The document isn’t a contract, it’s an alignment tool. Two freelancers who’ve never collaborated before will drift apart without it. The act of writing it surfaces assumptions before they become conflicts.

Step 4, The Launch and Follow-Up Sequence

The project launch is not the finish line. The follow-up sequence determines whether the collaboration generates clients or just impressions.

Run this five-part follow-up sequence after every co-marketing project:

  1. Day 0 (event/publication day): Both partners promote simultaneously. No staggered rollout, simultaneous reach amplifies the signal.
  2. Day 2: Both partners share one key insight from the content with a link back to the full piece or replay.
  3. Day 5: Direct follow-up to registrants or openers who did not book a call. One sentence: “Did [content] raise any questions I can answer?”
  4. Day 10: Add the recording or content piece to your onboarding sequence or nurture email list.
  5. Day 30: Review the numbers together. Leads generated, calls booked, clients closed, then plan the next collaboration.

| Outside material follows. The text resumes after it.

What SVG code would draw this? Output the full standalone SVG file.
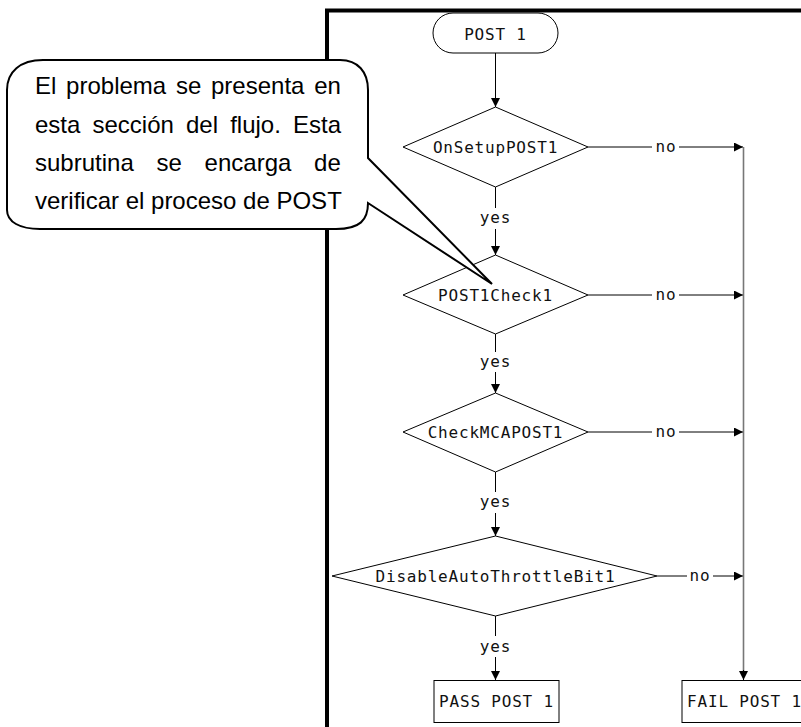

Structuring the Revenue Side

Co-marketing generates leads. What happens to those leads depends on whether you’ve designed the revenue side.

Three models work cleanly for service businesses:

Independent close: Each partner follows up with their own leads. No revenue sharing. Simple and clean for a first collaboration.

Referral agreement: If a lead from your co-marketing project ends up needing primarily your partner’s service, you refer them, and earn a 10–15% referral fee. Same in reverse.

Bundled package: You and your partner offer a combined service at a defined scope and price. This is the highest-margin model but requires more coordination. Reserve it for partnerships you’ve tested with at least two prior projects.

When to Formalize a Recurring Partnership

After three successful co-marketing projects, meaning three projects that each generated at least two discovery calls, consider formalizing the relationship.

A formal co-marketing partnership includes a standing quarterly project calendar, a shared referral agreement, a joint landing page, and possibly a bundled offer. The upfront investment to formalize takes four to six hours. The return is a predictable, recurring pipeline channel that costs you roughly four hours per quarter to maintain.

Most freelancers have three to five potential co-marketing partners already in their network. They just haven’t asked.